Green financing is rapidly gaining traction in the Bangladesh market thanks to the country's specific focus on issuing green loans, according to an International Finance Corporation (IFC) report.
The report by IFC-facilitated Sustainable Banking Network (SBN) shows that Bangladesh, Mongolia, and Nepal have identified green financial services as a crucial aspect for ensuring sustainable development in financial sectors.
"At a time when low-income countries across Asia and the Pacific are being battered by the Covid-19 pandemic, its all the more vital for economies to embrace sustainable financial development in order to build resilience in the sector for future calamities," said Nena Stoiljkovic, IFC vice president for Asia and the Pacific.

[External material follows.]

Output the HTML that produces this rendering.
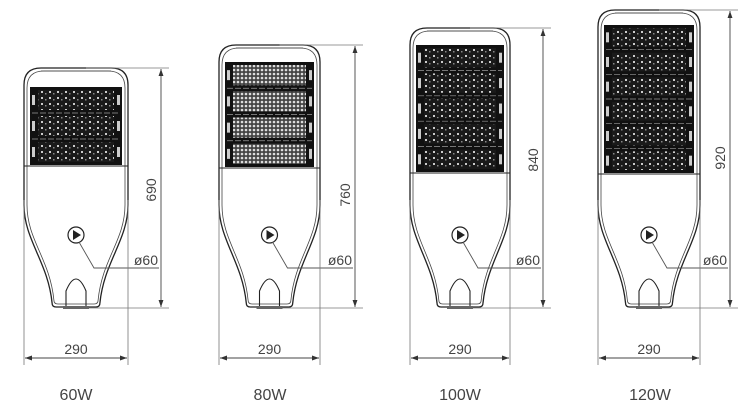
<!DOCTYPE html>
<html><head><meta charset="utf-8"><style>
html,body{margin:0;padding:0;background:#fff;width:750px;height:408px;overflow:hidden}
text{font-family:"Liberation Sans",sans-serif;fill:#444}
</style></head><body>
<svg id="s" width="750" height="408" viewBox="0 0 750 408" xmlns="http://www.w3.org/2000/svg">
<defs>
<pattern id="dk" width="8" height="6" patternUnits="userSpaceOnUse">
<rect width="8" height="6" fill="#1a1a1a"/><rect x="1" y="1" width="2" height="2" fill="#ccc"/><rect x="5" y="3" width="1.5" height="1.5" fill="#888"/>
</pattern>
<pattern id="lt" width="4" height="4" patternUnits="userSpaceOnUse">
<rect width="4" height="4" fill="#444"/><circle cx="2" cy="2" r="1.3" fill="#ddd"/>
</pattern>
<marker id="a" viewBox="0 0 10 10" refX="10" refY="5" markerWidth="8" markerHeight="8" orient="auto-start-reverse"><path d="M0,1.5L10,5L0,8.5z" fill="#333"/></marker>
</defs>
<g id="g"></g>
</svg>
<script>
var L=[
 {l:24,r:128,t:68,m0:87,m1:165,n:3,dx:161,lab:"690",ly:190,w:"60W",wx:76,pat:"dk"},
 {l:219,r:320,t:45,m0:62,m1:167,n:4,dx:355,lab:"760",ly:195,w:"80W",wx:270,pat:"lt"},
 {l:410,r:510,t:28,m0:45,m1:172,n:5,dx:543,lab:"840",ly:160,w:"100W",wx:460,pat:"dk"},
 {l:598,r:700,t:10,m0:25,m1:173,n:6,dx:730,lab:"920",ly:158,w:"120W",wx:650,pat:"dk"}
];
var h="";
L.forEach(function(o){
 var l=o.l,r=o.r,t=o.t,c=(l+r)/2,W=r-l,B=307,bw=W*0.23,ty=205,R=17;
 function body(d){
  var L2=l+d,R2=r-d,T2=t+d,B2=B-d,bl=c-bw+d*0.6,br=c+bw-d*0.6;
  return "M"+L2+","+(T2+R)+"Q"+L2+","+T2+" "+(L2+R)+","+T2+"L"+(R2-R)+","+T2+"Q"+R2+","+T2+" "+R2+","+(T2+R)+
   "L"+R2+","+ty+"C"+R2+","+(ty+35)+" "+(br+4)+","+(B2-45)+" "+br+","+(B2-4)+"Q"+br+","+B2+" "+(br-4)+","+B2+
   "L"+(bl+4)+","+B2+"Q"+bl+","+B2+" "+bl+","+(B2-4)+"C"+(bl-4)+","+(B2-45)+" "+L2+","+(ty+35)+" "+L2+","+ty+"Z";
 }
 h+='<path d="'+body(0)+'" fill="#fff" stroke="#222" stroke-width="1.3"/>';
 h+='<path d="'+body(3)+'" fill="none" stroke="#444" stroke-width="0.8"/>';
 h+='<line x1="'+(l+R)+'" y1="'+(t+3)+'" x2="'+(r-R)+'" y2="'+(t+3)+'" stroke="#444" stroke-width="0.8"/>';
 var ml=l+6,mr=r-6,mh=(o.m1-o.m0)/o.n;
 h+='<rect x="'+ml+'" y="'+o.m0+'" width="'+(mr-ml)+'" height="'+(o.m1-o.m0)+'" fill="#111"/>';
 for(var i=0;i<o.n;i++){
  var y=o.m0+i*mh;
  h+='<rect x="'+(ml+8)+'" y="'+(y+3)+'" width="'+(mr-ml-16)+'" height="'+(mh-6)+'" fill="url(#'+o.pat+')"/>';
  h+='<rect x="'+(ml+2)+'" y="'+(y+mh/2-5)+'" width="3" height="10" fill="#ccc"/>';
  h+='<rect x="'+(mr-5)+'" y="'+(y+mh/2-5)+'" width="3" height="10" fill="#ccc"/>';
  if(i>0)h+='<line x1="'+(ml+2)+'" y1="'+y+'" x2="'+(mr-2)+'" y2="'+y+'" stroke="#999" stroke-width="0.7" stroke-dasharray="6,2"/>';
 }
 h+='<line x1="'+l+'" y1="'+(o.m1+1)+'" x2="'+r+'" y2="'+(o.m1+1)+'" stroke="#222" stroke-width="1"/>';
 h+='<path d="M'+(c-10)+','+(B-1)+'L'+(c-10)+','+(B-16)+'Q'+c+','+(B-40)+' '+(c+10)+','+(B-16)+'L'+(c+10)+','+(B-1)+'" fill="none" stroke="#222" stroke-width="1.1"/>';
 h+='<rect x="'+(c-13)+'" y="'+(B-1)+'" width="26" height="3" fill="#666"/>';
 var cy=235;
 h+='<circle cx="'+c+'" cy="'+cy+'" r="8" fill="#fff" stroke="#222" stroke-width="1.2"/>';
 h+='<path d="M'+(c-3)+','+(cy-5)+'L'+(c+5)+','+cy+'L'+(c-3)+','+(cy+5)+'z" fill="#222"/>';
 h+='<polyline points="'+(c+3)+','+(cy+7)+' '+(c+18)+','+268+' '+(o.dx-2)+',268" fill="none" stroke="#555" stroke-width="0.9"/>';
 h+='<text x="'+(o.dx-3)+'" y="265" font-size="14" text-anchor="end">ø60</text>';
 h+='<line x1="'+(c+10)+'" y1="'+t+'" x2="'+(o.dx+8)+'" y2="'+t+'" stroke="#777" stroke-width="0.8"/>';
 h+='<line x1="'+(c+13)+'" y1="'+(B+1)+'" x2="'+(o.dx+8)+'" y2="'+(B+1)+'" stroke="#777" stroke-width="0.8"/>';
 h+='<line x1="'+o.dx+'" y1="'+(t+1)+'" x2="'+o.dx+'" y2="'+B+'" stroke="#444" stroke-width="0.9" marker-start="url(#a)" marker-end="url(#a)"/>';
 h+='<text transform="translate('+(o.dx-5)+','+o.ly+') rotate(-90)" font-size="14" text-anchor="middle">'+o.lab+'</text>';
 h+='<line x1="'+l+'" y1="200" x2="'+l+'" y2="365" stroke="#777" stroke-width="0.8"/>';
 h+='<line x1="'+r+'" y1="200" x2="'+r+'" y2="365" stroke="#777" stroke-width="0.8"/>';
 h+='<line x1="'+(l+1)+'" y1="358" x2="'+(r-1)+'" y2="358" stroke="#444" stroke-width="0.9" marker-start="url(#a)" marker-end="url(#a)"/>';
 h+='<text x="'+c+'" y="354" font-size="14" text-anchor="middle">290</text>';
 h+='<text x="'+o.wx+'" y="400" font-size="16" text-anchor="middle">'+o.w+'</text>';
});
document.getElementById("g").innerHTML=h;
</script>
</body></html>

Poorer countries face immediate and significant impacts from climate change, pollution, loss of biodiversity and social inequality. Therefore, these issues require an urgent response when they arise.
"In the wake of recent challenges faced in Asia, promoting green finance such as green bonds and loans has been particularly focused upon in Bangladesh and Mongolia," read the report styled, 'Necessary Ambition: How Low-Income Countries Are Adopting Sustainable Finance to Address Poverty, Climate Change, and Other Urgent Challenges.
Other than these two countries, Nepal is also developing sustainable national finance roadmaps in an effort to reduce market risk and incentivize green finance flows, the IFC said in a statement citing the report.
Over the past few years, Bangladesh Bank has encouraged both banks and non-banking financial institutions (NBFI) to implement a 'go-green' policy while encouraging client firms to adopt clean technology that reduces costs and ensures overall sustainability.
Green financing in Bangladesh ballooned to about Tk 33,421 million by December 2019, up from Tk 21,090 million year-on-year.
The level of understanding banks and NBFIs have on sustainable financing increased recently, Khondkar Morshed Millat, general manager of the sustainable finance department of Bangladesh Bank, told The Daily Star yesterday.
"This is why their contributions towards products that support green financing has increased," he said.
According to a central bank report published last December, 59 scheduled banks and 33 NBFIs are currently involved in green financing or investment activities.
An increasing number of banks and NBFIs are going green by providing innovative products and services that cover the finances required to support economic activities that are not hazardous to the environment but instead conserve it, the central bank report read.
The IFC report indicates that the aforementioned Asian nations are resolute in their commitment to promote sustainable finance and development planning for the future.
Established in 2012, the SBN is a voluntary community of financial sector regulatory agencies and banking associations from emerging markets that are committed to advancing sustainable finance.
SBN, the first global network of its kind, focusses on ensuring sustainable finance at the market level. The association represents 39 countries and $43 trillion, or 86 per cent, of the total banking assets in emerging markets.
Compared to five years ago, Bangladesh has undergone positive changes in the way banks manage environmental and social risks, said Naidalaa Badrakh, CEO and a board member of the Mongolian Sustainable Finance Bankers Association and co-chair of the SBN IDA Task Force.
Other than green finance, the report showed that Bangladesh, Mongolia and Nepal are exploring new ways to expand sustainable finance to other areas, such as financing for small and medium sized enterprises and agriculture.
In the context of a circular economy, efficient resource management is key.
"Therefore, sustainable finance plays a large part in poverty reduction," said Asif Iqbal, joint director of the Sustainable Finance Department of Bangladesh Bank.
Dev Kumar Dhakal, executive director of the Nepal Rastra Bank, said the country should develop and implement sustainable finance related policies for a better and safer financial system.
"These policies should not be detrimental to development activities but should instead guide the initiatives taken," added the executive director of Rastra Bank, Nepal's central bank.
Last year, the IFC's issuance of green bonds in Asia-Pacific crossed the $1 billion mark as the corporation helped address environmental and social challenges in some of the world's most vulnerable and poorest countries.
Last month, Mongolia's Financial Regulatory Commission and the IFC signed an MoU to further develop the green finance market in Mongolia.
According to an IFC estimate, Bangladesh's climate-smart investment potential will be about $172 billion between 2018 and 2030, the World Bank Group member company said in a statement last October.
Investment under green financing will mainly be geared towards the construction of environmentally friendly housing and business infrastructure, transportation infrastructure, urban water management, agriculture, waste management and renewable energy to meet the nationally determined contribution (NDC) targets.
The IFC, in partnership with Bangladesh Bank, has outlined what steps need to be taken to promote the domestic green bond market as a way to mobilise funds for climate-related initiatives.
The central bank also increased the size of the refinancing scheme for environmentally friendly products, initiatives or projects from Tk 200 crore to Tk 400 crore, according to a circular from the central bank's Sustainable Finance Department in April this year.